Past brushes and the devastation wreaked in Asia have taught Europe the dangers that bird flu brings with it. But there are differing notions in the EU on how best to stop its march.
France and the Netherlands want to go ahead with bird vaccinations
Given Europe's difficulty on agreeing on most things, it should probably come as no surprise that EU members have different ideas on how best to stop the spread of bird flu.
On Wednesday, France and the Netherlands received permission from the EU to begin vaccinating their bird populations against the avian virus H5N1. The strategy is highly controversial among experts and had previously been rejected by the EU as an appropriate way to stop the spread of the virus in domesticated bird populations.
"Our current methods of vaccination only mask the disease," German Agriculture Minister Horst Seehofer told reporters outside of a meeting of EU agricultural ministers this week.
Critics argue that the vaccine doesn't prevent the poultry from catching the virus, though the vaccine does enable the virus to spread undetected through bird populations because the symptoms are reduced.
Sparing the poultry industry
But French and Dutch officials remain resolute.

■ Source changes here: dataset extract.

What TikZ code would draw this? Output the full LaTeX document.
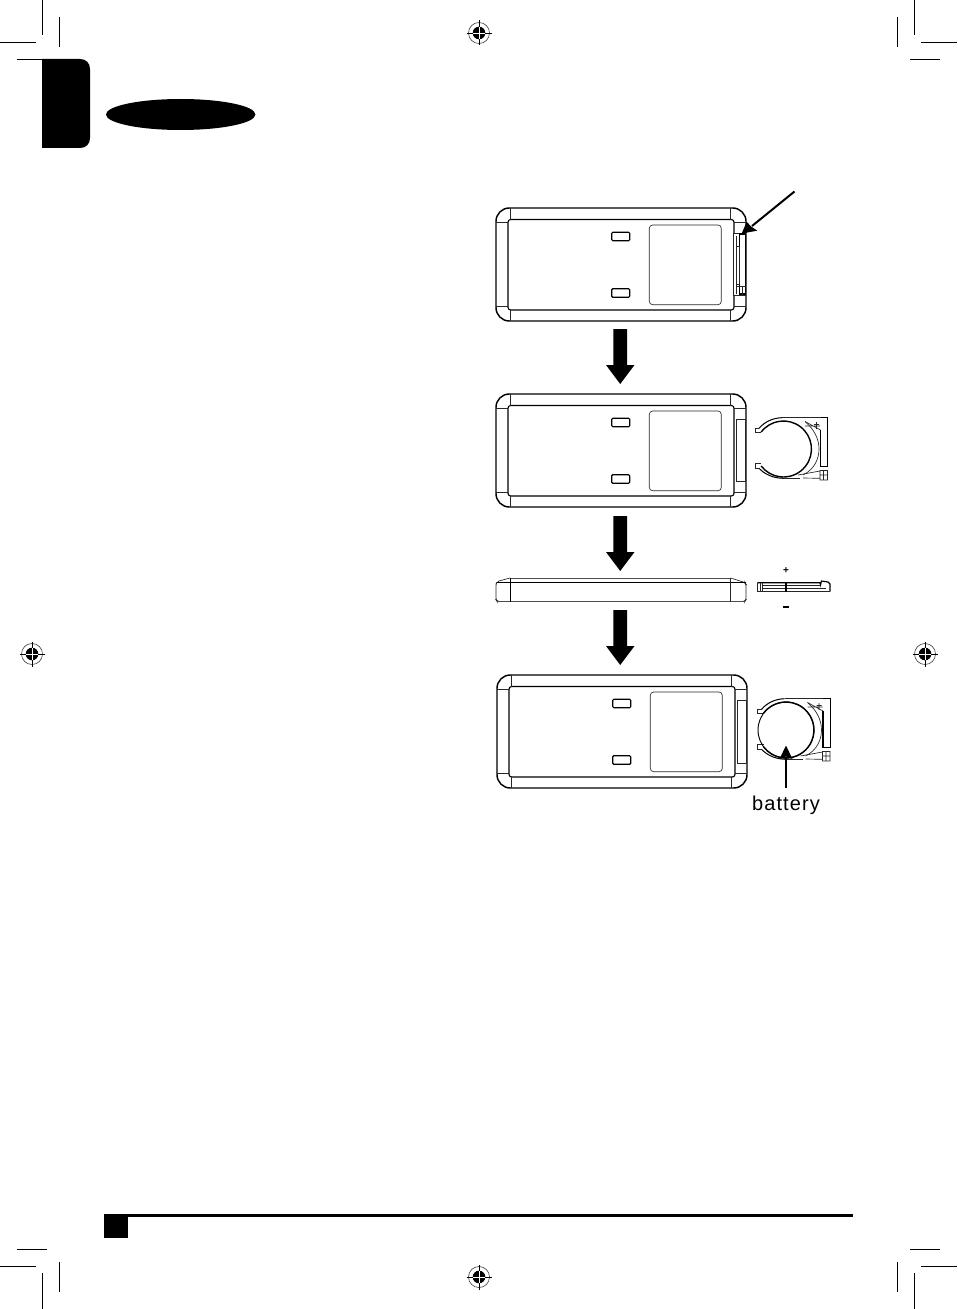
\documentclass[tikz,border=0pt]{standalone}
\usepackage{fontspec}
\newfontfamily\labelfont[LetterSpace=5.5]{Liberation Sans}
\newfontfamily\signfont{Liberation Sans}
\tikzset{
  outerline/.style={line width=1.1pt,black},
  innerline/.style={line width=0.85pt,black},
  thinline/.style={line width=0.5pt,black!85},
  cropline/.style={line width=0.75pt,black},
  bigarrow/.style={fill=black,draw=none},
}
\newcommand{\deviceface}[2]{%
  \begin{scope}[shift={(#1,#2)}]
    \draw[outerline,rounded corners=10] (496,208) rectangle (746,321);
    \draw[innerline,rounded corners=2] (508,219.5) rectangle (734,310);
    \draw[thinline] (510,208)--(510,219.5) (730.5,208)--(730.5,219.5)
      (510,310)--(510,321) (730.5,310)--(730.5,321)
      (496,222)--(508,222) (734,222)--(746,222)
      (496,306.5)--(508,306.5) (734,306.5)--(746,306.5);
    \draw[thinline,rounded corners=2.5] (649.3,225) rectangle (721.3,304.7);
    \draw[innerline,rounded corners=0.8] (611.7,232.3) rectangle (629.7,240.7);
    \draw[innerline,rounded corners=0.8] (611.7,288.7) rectangle (629.7,297.3);
  \end{scope}}
\newcommand{\holder}[2]{%
  \begin{scope}[shift={(#1,#2)}]
    % main ring
    \draw[line width=1.05pt] (761.2,432) arc[start angle=-142.6,end angle=142.6,radius=28];
    % outer rim, heavier on the left where the ring opens
    \draw[line width=0.75pt] (759,428.3) .. controls (765,421.5) and (773,418) .. (782,417.7);
    \draw[line width=0.75pt] (759,468.3) .. controls (765,474.5) and (773,478) .. (783,478.3);
    \draw[thinline] (782,417.7)--(820.5,417.7) (783,478.3)--(800,478.3);
    % second arc on the right
    \draw[thinline] (805,421.5) .. controls (815,430) and (819,440) .. (819,449)
      .. controls (819,458) and (815,469) .. (803,475);
    % tabs
    \draw[thinline] (759,428.3)--(755,428.3)--(755,432.3)--(761.2,432.3);
    \draw[thinline] (761.2,463.3)--(755,463.3)--(755,468.3)--(759,468.3);
    % right hand bar
    \draw[line width=0.8pt] (820.5,417.7)--(827.7,417.7)--(827.7,466.7)--(820.5,466.7)--(820.5,430);
    \draw[thinline] (805,421.5)--(820.5,430) (805,426)--(820,426)
      (814,424.5)--(819,424.5) (816.5,422)--(816.5,429);
    % lower catch
    \draw[thinline] (798,475)--(820,471) (803,478)--(820,478.3)
      (820,470.5) rectangle (827.5,480) (820,475)--(827.5,475) (823.5,470.5)--(823.5,480);
  \end{scope}}
\newcommand{\downarrowbig}[1]{%
  \fill[bigarrow] (613.3,#1)--(627,#1)--(627,#1+36)--(634.5,#1+36)--(620.2,#1+55)--(606,#1+36)--(613.3,#1+36)--cycle;}
\newcommand{\regmark}[2]{%
  \begin{scope}[shift={(#1,#2)}]
    \draw[line width=0.5pt,black!70] (0,0) circle[radius=10.5];
    \fill[black] (0,0) circle[radius=6.3];
    \draw[line width=0.6pt,white] (-6.3,0)--(6.3,0) (0,-6.3)--(0,6.3);
    \draw[line width=0.6pt,black] (-12.5,0)--(-6.3,0) (6.3,0)--(12.5,0) (0,-12.5)--(0,-6.3) (0,6.3)--(0,12.5);
  \end{scope}}
\begin{document}
\begin{tikzpicture}[x=0.75pt,y=-0.75pt]
\useasboundingbox (0,0) rectangle (957,1309);
% crop marks
\draw[cropline] (0,42.5)--(36,42.5) (42.5,0)--(42.5,35) (59.5,17)--(59.5,47) (17,59.5)--(42,59.5);
\draw[cropline] (957,42.5)--(921,42.5) (914.5,0)--(914.5,35) (897.5,17)--(897.5,47) (940,59.5)--(910,59.5);
\draw[cropline] (0,1266.5)--(36,1266.5) (42.5,1309)--(42.5,1273) (59.5,1292)--(59.5,1262) (17,1249.5)--(47,1249.5);
\draw[cropline] (957,1266.5)--(921,1266.5) (914.5,1309)--(914.5,1273) (897.5,1292)--(897.5,1262) (940,1249.5)--(910,1249.5);
\regmark{479}{33}\regmark{32}{654}\regmark{925}{654}\regmark{479}{1277}
% header tab and ellipse
\fill[black] (42,59)--(80,59) .. controls (86,59) and (90,63) .. (90,69)--(90,138) .. controls (90,144) and (86,148) .. (80,148)--(42,148)--cycle;
\fill[black] (180.7,114.5) ellipse[x radius=74.7,y radius=15.5];
% footer
\fill[black] (104,1214) rectangle (127.5,1238);
\fill[black] (127,1214) rectangle (853,1216.8);
% device 1
\deviceface{0}{0}
\draw[thinline,fill=white] (733,233.5) rectangle (745.7,295.7);
\draw[innerline] (739.5,234) -- (745.7,234) -- (745.7,294) -- (739.5,294) -- cycle;
\draw[thinline] (736,236)--(736,294) (737,246)--(739.5,246)--(739.5,284)--(737,284)
  (737,286)--(745.7,286) (742,286)--(742,295.7);
\coordinate (cliptail) at (794.5,191.5);
\coordinate (cliptip) at (741.7,233.5);
\draw[line width=1.5pt] (cliptail)--(752,226);
\fill[black] (cliptip)--(746.7,221.7)--(751,226.5)--(757.3,230.7)--cycle;
\downarrowbig{329}
% device 2
\deviceface{0}{186}
\draw[thinline] (736.7,419) rectangle (745,481.7);
\holder{0}{0}
\downarrowbig{516}
% device 3 side view
\draw[thinline,rounded corners=1.5] (510,578)--(497,581.5)--(496,584)--(496,600)--(497,601.5)--(745,601.5)--(746,600)--(746,584)--(745,582.5)--(730.5,578);
\draw[line width=0.6pt,black!70] (510,578)--(730.5,578);
\draw[line width=1.2pt,black!70] (497,601.5)--(745,601.5);
\draw[innerline] (497,582.8)--(745.5,582.8);
\draw[innerline] (510.3,578)--(510.3,601.5);
\draw[thinline] (730.5,578)--(730.5,601.5);
% side battery
\draw[innerline] (757.3,582.8)--(820,582.8)--(820.5,585)--(821.5,581)--(828,582)--(830,584)--(830,591.7);
\draw[thinline] (757.3,582.8)--(757.3,591.7)--(830,591.7) (760,582.8)--(760,591.7) (762,582.8)--(762,591.7)
  (762,585.5)--(820,585.5) (762,588.5)--(826,588.5);
\draw[innerline] (786,582.8)--(786,591.7);
\node[inner sep=0pt,font=\signfont\bfseries\fontsize{7.5pt}{8pt}\selectfont] (plussign) at (786,571) {+};
\fill[black] (783,605.6) rectangle (788.5,607.8);
\downarrowbig{610}
% device 4
\deviceface{1}{467}
\draw[thinline] (737.7,700) rectangle (746,763);
\holder{2.5}{281}
\draw[line width=0.7pt,black] (786,730) circle[radius=28];
\coordinate (battail) at (786,788);
\coordinate (battip) at (786,745.5);
\draw[line width=1.5pt] (battail)--(786,757);
\fill[black] (battip)--(792.5,759)--(786,756.5)--(779.5,759)--cycle;
\node[inner sep=0pt,font=\labelfont\fontsize{15pt}{17pt}\selectfont] (batterylabel) at (786,805.5) {battery};
\end{tikzpicture}
\end{document}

Holland's poultry industry was devastated by an outbreak of a similar virus in 2003. After starting in Belgium, the virus forced poultry farmers to cull 30 million birds in order to avoid further contamination.

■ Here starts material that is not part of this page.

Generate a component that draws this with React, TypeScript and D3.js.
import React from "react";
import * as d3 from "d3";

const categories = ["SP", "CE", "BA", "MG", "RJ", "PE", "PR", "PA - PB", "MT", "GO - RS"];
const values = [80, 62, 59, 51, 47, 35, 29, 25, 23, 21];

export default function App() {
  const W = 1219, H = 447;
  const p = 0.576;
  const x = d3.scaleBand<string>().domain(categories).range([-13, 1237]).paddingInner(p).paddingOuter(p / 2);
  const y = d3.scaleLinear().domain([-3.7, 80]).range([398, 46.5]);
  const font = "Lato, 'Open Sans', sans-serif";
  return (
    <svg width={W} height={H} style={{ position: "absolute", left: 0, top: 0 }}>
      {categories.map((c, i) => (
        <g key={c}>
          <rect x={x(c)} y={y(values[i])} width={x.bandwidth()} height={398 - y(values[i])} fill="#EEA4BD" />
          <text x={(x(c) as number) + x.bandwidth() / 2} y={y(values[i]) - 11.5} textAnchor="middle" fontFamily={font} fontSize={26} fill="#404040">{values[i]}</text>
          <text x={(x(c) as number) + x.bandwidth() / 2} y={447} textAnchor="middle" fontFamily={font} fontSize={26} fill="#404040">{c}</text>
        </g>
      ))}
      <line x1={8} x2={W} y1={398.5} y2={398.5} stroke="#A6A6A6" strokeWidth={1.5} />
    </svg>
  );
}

"Each decision is a weighing of the advantages and the disadvantages," said Johan Bongers, a veterinarian at the Central Institute for Animal Disease Control in Lelystad, the Netherlands. "We know what it is to have avian influenza, we know how difficult it is to eradicate it. That's why we are in favor of vaccination."

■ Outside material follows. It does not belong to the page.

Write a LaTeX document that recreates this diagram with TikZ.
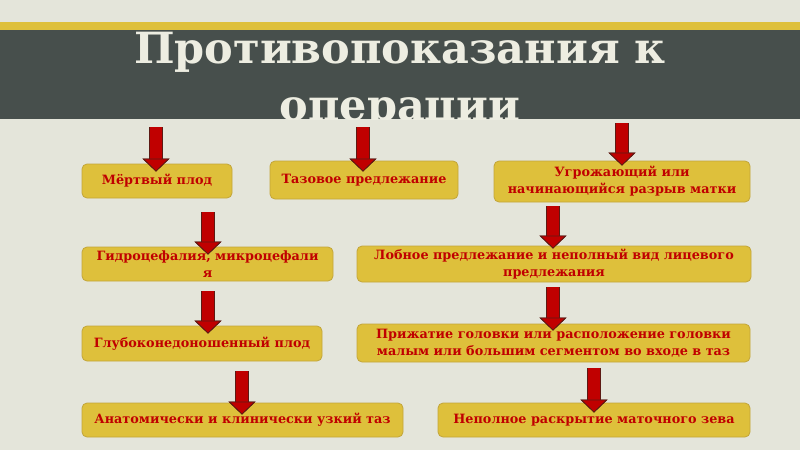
\documentclass[tikz,border=0pt]{standalone}
\usepackage{fontspec}
\setmainfont{DejaVu Serif}
\usetikzlibrary{arrows.meta,calc}
\definecolor{tlo}{HTML}{E4E5DA}
\definecolor{pas}{HTML}{474F4C}
\definecolor{zolto}{HTML}{DEC03B}
\definecolor{ramka}{HTML}{C2A53A}
\definecolor{krasn}{HTML}{C00000}
\definecolor{kontur}{HTML}{5C1A14}
\definecolor{mel}{HTML}{EDEDE1}

\begin{document}
\begin{tikzpicture}[
    x=1pt, y=-1pt,
    title/.style={text=mel, font=\bfseries\fontsize{43}{50}\selectfont, anchor=base, inner sep=0pt},
    box/.style={draw=ramka, fill=zolto, line width=0.8pt, rounded corners=5pt, align=center, text=krasn, font=\bfseries\fontsize{12.8}{17}\selectfont, inner sep=2pt},
    arr/.style={draw=krasn, line width=12pt,
        -{Triangle[width=27pt,length=13pt,line width=0.8pt,fill=krasn,color=kontur]},
        preaction={draw=kontur, line width=13.6pt,
        -{Triangle[width=27pt,length=13pt,line width=0.8pt,fill=krasn,color=kontur]}}}
]

% Фон и полоса заголовка
\useasboundingbox (0,0) rectangle (800,450);
\fill[tlo] (0,0) rectangle (800,450);
\fill[zolto] (0,22) rectangle (800,30);
\fill[pas] (0,30) rectangle (800,119);

% Заголовок (нижняя строка обрезана полосой)
\begin{scope}
\clip (0,30) rectangle (800,119);
\node[title] (tyt1) at (400,63) {Противопоказания к};
\node[title] (tyt2) at (400,120) {операции};
\end{scope}

% Блоки: левая колонка
\node[box, minimum width=150pt, minimum height=34pt] (mort) at (157,181) {Мёртвый плод};
\node[box, minimum width=251pt, minimum height=34pt] (gidro) at (207.5,264) {Гидроцефалия, микроцефали\\я};
\node[box, minimum width=240pt, minimum height=35pt] (glub) at (202,343.5) {Глубоконедоношенный плод};
\node[box, minimum width=321pt, minimum height=34pt] (anat) at (242.5,420) {Анатомически и клинически узкий таз};

% Блоки: средняя и правая колонки
\node[box, minimum width=188pt, minimum height=38pt] (taz) at (364,180) {Тазовое предлежание};
\node[box, minimum width=256pt, minimum height=41pt] (ugr) at (622,181.5) {Угрожающий или\\начинающийся разрыв матки};
\node[box, minimum width=394pt, minimum height=36pt] (lob) at (554,264) {Лобное предлежание и неполный вид лицевого\\предлежания};
\node[box, minimum width=393pt, minimum height=38pt] (prizh) at (553.5,343) {Прижатие головки или расположение головки\\малым или большим сегментом во входе в таз};
\node[box, minimum width=312pt, minimum height=34pt] (nepol) at (594,420) {Неполное раскрытие маточного зева};

% Начала стрелок
\coordinate (s1) at (156,127);
\coordinate (s2) at (363,127);
\coordinate (s3) at (622,123);
\coordinate (s4) at (208,212);
\coordinate (s5) at (553,206);
\coordinate (s6) at (208,291);
\coordinate (s7) at (553,287);
\coordinate (s8) at (242,371);
\coordinate (s9) at (594,368);

% Стрелки вниз к блокам
\draw[arr] (s1) -- ($(s1 |- mort.north)+(0,8)$);
\draw[arr] (s2) -- ($(s2 |- taz.north)+(0,11)$);
\draw[arr] (s3) -- ($(s3 |- ugr.north)+(0,5)$);
\draw[arr] (s4) -- ($(s4 |- gidro.north)+(0,8)$);
\draw[arr] (s5) -- ($(s5 |- lob.north)+(0,3)$);
\draw[arr] (s6) -- ($(s6 |- glub.north)+(0,8)$);
\draw[arr] (s7) -- ($(s7 |- prizh.north)+(0,7)$);
\draw[arr] (s8) -- ($(s8 |- anat.north)+(0,12)$);
\draw[arr] (s9) -- ($(s9 |- nepol.north)+(0,10)$);

\end{tikzpicture}
\end{document}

Preventative measures are being undertaken in Germany
Bongers admits that the vaccines are not optimal. But he says improvements are being worked on at the moment. Vaccines have been used effectively in Southeast Asia -- where H5N1 has been wreaking havoc since 2003 -- but only as an additional measure to culling.
European Union regulations at the moment continue to favor culling. Once a domesticated bird has been infected, health officials are required to set up a three-kilometer (two-mile) buffer zone around the affected farm. Owners of that farm, as well as any other farm with potential for infection are required to kill their poultry stocks. Farmers in Germany on the northern island of Rügen, where the first infected swan was discovered, have already killed 2,500 birds as a precautionary measure.
Bad times ahead for Kliewe's farm
"That is a hard measure maybe, but there should be no hesitation," said Cees Vermeeren, of the Brussels-based European poultry lobbying organization AVEC, which doesn't recommend vaccination. "If you hesitate at the beginning, then you have lost the battle."
But culling also means massive economic losses for poultry farmers, something France -- the world's fourth-largest poultry producer -- is eager to avoid.
Culling could cost the poultry industry tens of millions of euros
Poultry farmers in northern Germany are already feeling the impact. On Sunday, Holger Kliewe was forced to kill 2,000 of the geese, ducks and chickens he breeds to sell to the tourists who come to his farm and hotel.
"I can understand these measures because we have regular visitors, products that we sell from our farm, and we have a restaurant," said Kliewe.
But, he added, "our means of production have been taken away completely." For a farmer like Kliewe, that means a loss of 70 percent of his income. The other 30 percent, tourism, is taking a hit as well.
No alarm, yet
"All of us on Rügen are suffering from a tarnished image," Kliewe said, adding that guests have already called to cancel their Easter vacation reservations. "The anti-flu measures will convince no one to come to the island in the near future. That's why we need this crisis to be contained as soon as possible."
Rügen is worried about a tarnished image
EU officials remain confident exactly that will happen. For all the sensational headlines European editorialists have indulged in since the discovery of infected swans (Germany's Bild tabloid splashed "The Fear is Growing" across its front page on Tuesday), the virus has yet to make the dangerous jump from wild fowl to domesticated birds.
"It will be a problem when the first domesticated poultry are infected," said Uwe Truyen, managing director of the Institute of Animal Hygiene and Veterinary Health at the University of Leipzig. "At the moment, we can still observe cautiously, but calmly."